Great news of the midnight comes that Google now offers an alternative: Google App Engine (GAE). Unlike AWS, GAE’s architecture is more integrated (therefore, somewhat less flexible) which consists of Python application servers, BigTable database access and GFS data store services.

google-app-engine.gif

Here is excerpt from a presentation on Google App Engine, delivered by Kevin Gibbs at Campfire One, April 7, 2008:

From the ground up, Google App Engine is an attempt at making creating and running web apps easy. In the same way Blogger made it much easier to create a blog, we’re looking to make it easier to create and deploy a web application - and make it free to get started.

First, Google App Engine provides an infrastructure for running web apps. By that, I mean that we’re focused, specifically on web applications: making them easy to run, easy to deploy, and easy to scale. App Engine is different than a lot of other things out there: App Engine is not a grid computing solution– we don’t run arbitrary compute jobs. We also don’t give you a raw virtual machine. Instead, we provide a way for you to package up your code, specify how you want it to run in response to requests, and then we run and serve it for you. You don’t reserve resources, or machines, or RAM or a number of CPUs, or anything like that. It’s a fluid system,that runs your code in response to load and demand.

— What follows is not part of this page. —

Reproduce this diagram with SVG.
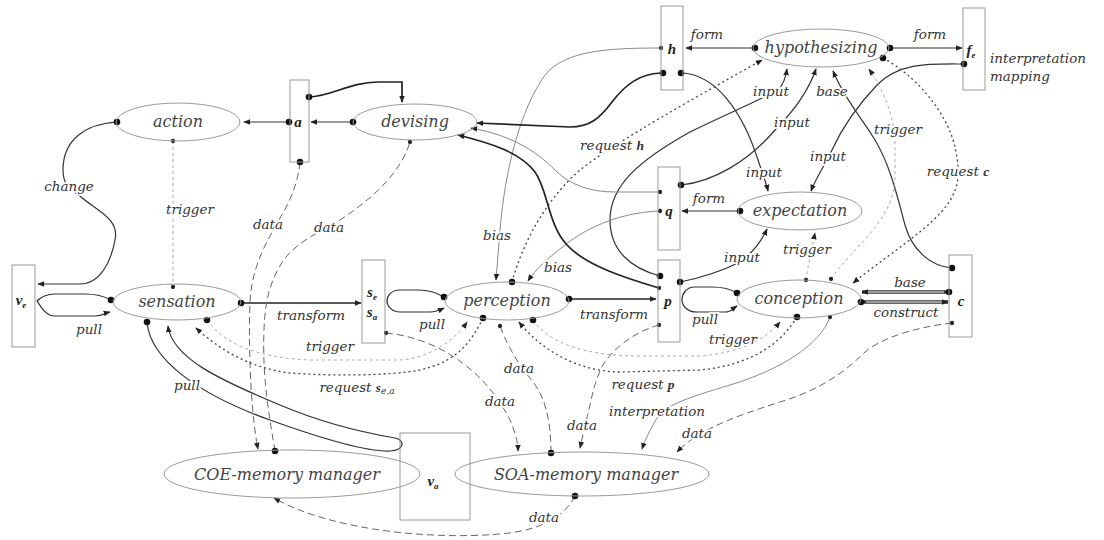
<svg xmlns="http://www.w3.org/2000/svg" width="1104" height="540" viewBox="0 0 1104 540">
<defs>
<marker id="arr" viewBox="0 0 10 10" refX="9" refY="5" markerWidth="7" markerHeight="7" markerUnits="userSpaceOnUse" orient="auto"><path d="M0,1 L10,5 L0,9 z" fill="#222"/></marker>
<marker id="dot" viewBox="-2 -2 14 14" refX="5" refY="5" markerWidth="10" markerHeight="10" markerUnits="userSpaceOnUse"><circle cx="5" cy="5" r="4.6" fill="#111"/></marker>
<marker id="sdot" viewBox="-2 -2 14 14" refX="5" refY="5" markerWidth="6.5" markerHeight="6.5" markerUnits="userSpaceOnUse"><circle cx="5" cy="5" r="4.6" fill="#222"/></marker>
<style>
.el{fill:none;stroke:#9a9a9a;stroke-width:1}
.bx{fill:none;stroke:#9a9a9a;stroke-width:1}
.s{fill:none;stroke:#333;stroke-width:1.2}
.t{fill:none;stroke:#222;stroke-width:1.7}
.g{fill:none;stroke:#8a8a8a;stroke-width:1}
.d{fill:none;stroke:#666;stroke-width:1;stroke-dasharray:7 4}
.r{fill:none;stroke:#444;stroke-width:1.3;stroke-dasharray:2 3}
.tr{fill:none;stroke:#aaa;stroke-width:1;stroke-dasharray:3 3}
.dbl{fill:none;stroke:#333;stroke-width:3.4}
.dbi{fill:none;stroke:#fff;stroke-width:1.1}
.ds{marker-start:url(#dot)}
.ss{marker-start:url(#sdot)}
.ae{marker-end:url(#arr)}
.se{marker-end:url(#sdot)}
.de{marker-end:url(#dot)}
.nl{font-family:"DejaVu Serif","Liberation Serif",serif;font-style:italic;font-size:16px;fill:#444;text-anchor:middle;stroke:#fff;stroke-width:3;paint-order:stroke}
.lb{font-family:"DejaVu Serif","Liberation Serif",serif;font-style:italic;font-size:13.5px;fill:#333;text-anchor:middle;stroke:#fff;stroke-width:3.5;paint-order:stroke}
.vl{font-family:"Liberation Serif","DejaVu Serif",serif;font-style:italic;font-weight:bold;font-size:15px;fill:#222;text-anchor:middle}
.sub{font-size:9px}
.bv{font-family:"Liberation Serif",serif;font-weight:bold;font-style:italic}
</style>
</defs>
<rect width="1104" height="540" fill="#fff"/>

<g id="connectors">
<path class="s ds ae" d="M289,122 L244,122"/>
<path class="s ds ae" d="M353,122 L311,122"/>
<path class="t ds ae" d="M309,97 C330,97 350,82 378,82 L402,82 L402,102"/>
<path class="s ds ae" d="M117,122 C85,124 63,140 63,170 C63,185 70,190 80,196 C95,210 120,218 115,240 C111,262 100,284 80,284 L38,284"/>
<path class="s ds ae" d="M111,300 C102,295 95,294 85,294 L55,294 C45,294 40,298 37,301 C40,305 45,316 55,316 L95,316 C102,316 106,313 110,312"/>
<path class="s ds ae" d="M444,297 C436,292 428,290 418,290 L400,290 C391,290 387,296 387,301 C387,306 392,312 400,312 L430,312 C436,312 440,310 444,308"/>
<path class="s ds ae" d="M737,293 C729,288 721,287 712,287 L695,287 C686,287 682,294 682,300 C682,306 688,312 696,312 L725,312 C731,312 734,308 737,306"/>
<path class="t ds ae" d="M241,303 L361,303"/>
<path class="t ds ae" d="M569,299 L656,299"/>
<path class="dbl ds ae" d="M949,292 L862,292"/>
<path class="dbi" d="M944,292 L868,292"/>
<path class="dbl ds ae" d="M861,302 L948,302"/>
<path class="dbi" d="M866,302 L942,302"/>
<path class="s ds ae" d="M755,48 L686,48"/>
<path class="s ds ae" d="M890,48 L962,48"/>
<path class="s ds ae" d="M740,211 L682,211"/>
<path class="s ds ae" d="M964,64 C930,64 900,62 877,85 C858,105 842,128 832,150 C825,165 815,180 811,191"/>
<path class="s ds ae" d="M681,73 C715,74 742,110 758,160 C762,172 766,182 768,191"/>
<path class="s ds ae" d="M681,185 C712,182 748,162 775,130 C795,110 808,92 816,69"/>
<path class="s ds ae" d="M660,276 C630,268 610,250 610,220 C610,185 640,160 690,132 C720,117 760,100 778,90 C783,85 786,76 787,69"/>
<path class="s ds ae" d="M680,282 C700,278 720,272 740,262 C752,253 762,240 767,229"/>
<path class="s ds ae" d="M952,268 C930,266 912,250 905,225 C897,195 890,165 875,140 C862,118 845,100 833,71"/>
<path class="r ds ae" d="M883,58 C915,75 952,115 957,158 C960,175 957,185 955,190 C945,220 900,245 853,283"/>
<path class="tr ss ae" d="M831,279 C850,250 893,222 895,180 L895,140 C893,110 880,85 869,69"/>
<path class="tr ss ae" d="M806,280 C808,265 812,248 815,233"/>
<path class="tr ss se" d="M173,141 L173,287"/>
<path class="tr ds ae" d="M207,320 C225,345 260,358 310,360 L400,360 C430,358 455,340 467,322"/>
<path class="tr ds ae" d="M533,320 C550,345 590,356 640,356 L700,356 C740,353 765,340 780,322"/>
<path class="r ds ae" d="M512,282 C522,245 545,200 580,170 C615,142 700,95 762,60"/>
<path class="g ss ae" d="M661,48 C610,48 565,50 545,75 C520,110 505,170 500,230 L496,280"/>
<path class="g ss ae" d="M660,211 C625,212 590,225 565,245 C548,258 535,270 528,281"/>
<path class="g ss ae" d="M660,192 L615,192 C590,192 570,185 555,170 C535,150 510,135 471,128"/>
<path class="t ds ae" d="M663,73 C640,73 625,85 612,102 C600,118 590,127 570,127 L477,123"/>
<path class="t ss ae" d="M659,288 C625,278 585,265 567,245 C548,225 548,190 535,172 C520,152 490,143 458,135"/>
<path class="d ds ae" d="M300,162 C298,185 288,205 280,218 C268,240 253,262 250,300 C248,360 252,420 258,449"/>
<path class="d ds se" d="M275,451 C270,420 262,380 264,330 C265,300 270,280 285,258 C300,240 320,232 340,220 C370,200 400,175 410,142"/>
<path class="d ss ae" d="M386,333 C410,335 440,345 465,365 C485,380 500,400 510,420 C515,432 518,442 518,451"/>
<path class="d ds se" d="M551,453 C551,420 545,395 530,378 C515,360 505,340 500,326"/>
<path class="d ss ae" d="M659,325 C640,330 615,345 603,365 C592,385 590,410 585,425 L580,448"/>
<path class="d ss ae" d="M952,323 C925,326 885,335 865,352 C845,372 820,390 780,402 C740,415 700,428 677,452"/>
<path class="d ds ae" d="M575,496 C565,515 545,530 500,534 C430,540 330,530 274,498"/>
<path class="g ss ae" d="M830,317 C820,345 780,370 730,385 C690,397 665,405 657,418 C650,430 645,440 642,449"/>
<path class="r ds ae" d="M797,317 C780,345 750,365 700,370 L620,372 C585,372 545,355 519,322"/>
<path class="r ds ae" d="M483,318 C470,345 455,362 420,370 C390,376 330,376 290,373 C250,368 220,350 196,328"/>
<path class="s ds ae" d="M147,322 C150,360 200,395 270,420 C320,438 365,452 390,451 C405,450 405,440 395,438 C360,432 320,422 280,405 C220,380 172,358 168,326"/>
</g>

<g id="node-ve"><rect class="bx" x="12" y="265" width="23" height="82"/><text class="vl" x="21" y="305">v<tspan class="sub" dy="3">e</tspan></text></g>
<g id="node-a"><rect class="bx" x="290" y="80" width="19" height="82"/><text class="vl" x="298" y="127">a</text></g>
<g id="node-s"><rect class="bx" x="362" y="260" width="23" height="83"/><text class="vl" x="372" y="297">s<tspan class="sub" dy="3">e</tspan></text><text class="vl" x="372" y="317">s<tspan class="sub" dy="3">a</tspan></text></g>
<g id="node-h"><rect class="bx" x="661" y="6" width="22" height="84"/><text class="vl" x="672" y="54">h</text></g>
<g id="node-q"><rect class="bx" x="658" y="167" width="22" height="83"/><text class="vl" x="669" y="216">q</text></g>
<g id="node-p"><rect class="bx" x="658" y="260" width="22" height="82"/><text class="vl" x="668" y="306">p</text></g>
<g id="node-fe"><rect class="bx" x="963" y="8" width="22" height="82"/><text class="vl" x="971" y="55">f<tspan class="sub" dy="3">e</tspan></text>
<text class="lb" x="990" y="63" style="text-anchor:start">interpretation</text><text class="lb" x="990" y="81" style="text-anchor:start">mapping</text></g>
<g id="node-c"><rect class="bx" x="949" y="255" width="23" height="82"/><text class="vl" x="961" y="306">c</text></g>
<g id="node-va"><rect class="bx" x="400" y="433" width="70" height="87"/><text class="vl" x="433" y="486">v<tspan class="sub" dy="3">a</tspan></text></g>

<g id="node-action"><ellipse class="el" cx="178" cy="122" rx="62" ry="19"/><text class="nl" x="178" y="127">action</text></g>
<g id="node-devising"><ellipse class="el" cx="415" cy="122" rx="62" ry="18"/><text class="nl" x="415" y="127">devising</text></g>
<g id="node-hypothesizing"><ellipse class="el" cx="821" cy="48" rx="68" ry="19"/><text class="nl" x="821" y="53">hypothesizing</text></g>
<g id="node-expectation"><ellipse class="el" cx="800" cy="211" rx="62" ry="19"/><text class="nl" x="800" y="216">expectation</text></g>
<g id="node-sensation"><ellipse class="el" cx="177" cy="302" rx="64" ry="18"/><text class="nl" x="177" y="307">sensation</text></g>
<g id="node-perception"><ellipse class="el" cx="507" cy="301" rx="62" ry="19"/><text class="nl" x="507" y="306">perception</text></g>
<g id="node-conception"><ellipse class="el" cx="799" cy="299" rx="62" ry="19"/><text class="nl" x="799" y="304">conception</text></g>
<g id="node-coe"><ellipse class="el" cx="292" cy="474" rx="128" ry="24"/><text class="nl" x="287" y="480" style="stroke-width:0">COE-memory manager</text></g>
<g id="node-soa"><ellipse class="el" cx="582" cy="474" rx="127" ry="22"/><text class="nl" x="586" y="480" style="stroke-width:0">SOA-memory manager</text></g>

<g id="edge-labels">
<text class="lb" x="69" y="191">change</text>
<text class="lb" x="190" y="214">trigger</text>
<text class="lb" x="268" y="229">data</text>
<text class="lb" x="329" y="232">data</text>
<text class="lb" x="89" y="334">pull</text>
<text class="lb" x="311" y="320">transform</text>
<text class="lb" x="330" y="351">trigger</text>
<text class="lb" x="357" y="392">request <tspan class="bv">s</tspan><tspan class="sub" dy="2">e,a</tspan></text>
<text class="lb" x="187" y="390">pull</text>
<text class="lb" x="432" y="329">pull</text>
<text class="lb" x="614" y="319">transform</text>
<text class="lb" x="705" y="324">pull</text>
<text class="lb" x="733" y="344">trigger</text>
<text class="lb" x="519" y="373">data</text>
<text class="lb" x="500" y="406">data</text>
<text class="lb" x="643" y="389">request <tspan class="bv">p</tspan></text>
<text class="lb" x="657" y="416">interpretation</text>
<text class="lb" x="582" y="430">data</text>
<text class="lb" x="697" y="438">data</text>
<text class="lb" x="544" y="522">data</text>
<text class="lb" x="910" y="287">base</text>
<text class="lb" x="906" y="317">construct</text>
<text class="lb" x="807" y="254">trigger</text>
<text class="lb" x="742" y="262">input</text>
<text class="lb" x="709" y="203">form</text>
<text class="lb" x="764" y="177">input</text>
<text class="lb" x="828" y="161">input</text>
<text class="lb" x="958" y="176">request <tspan class="bv">c</tspan></text>
<text class="lb" x="898" y="134">trigger</text>
<text class="lb" x="792" y="127">input</text>
<text class="lb" x="771" y="96">input</text>
<text class="lb" x="832" y="96">base</text>
<text class="lb" x="707" y="39">form</text>
<text class="lb" x="930" y="39">form</text>
<text class="lb" x="612" y="150">request <tspan class="bv">h</tspan></text>
<text class="lb" x="497" y="240">bias</text>
<text class="lb" x="558" y="272">bias</text>
</g>
</svg>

What you define are the URLs you use, what code they map to, and upload an application. We do everything else.

It means that you just write your apps and Google will do the rest to make sure it can scale.

Regardless of limitation to Python only now, GAE gives you 500 MB of total storage, 200 million megacycles/day CPU time, and 10 GB bandwidth (both ways) per day for free - enough for most of apps at early stage, I suppose.

I’m very exciting at what GAE offers but unluckily have got no invitation yet. Find more info about GAE here and go to its home page for SDK/docs.

Update: I’ve got invitation for Google App Engine today (Apr 12, 2008). I’ll give it a try and hope to share some hand-on experiences on the service with you.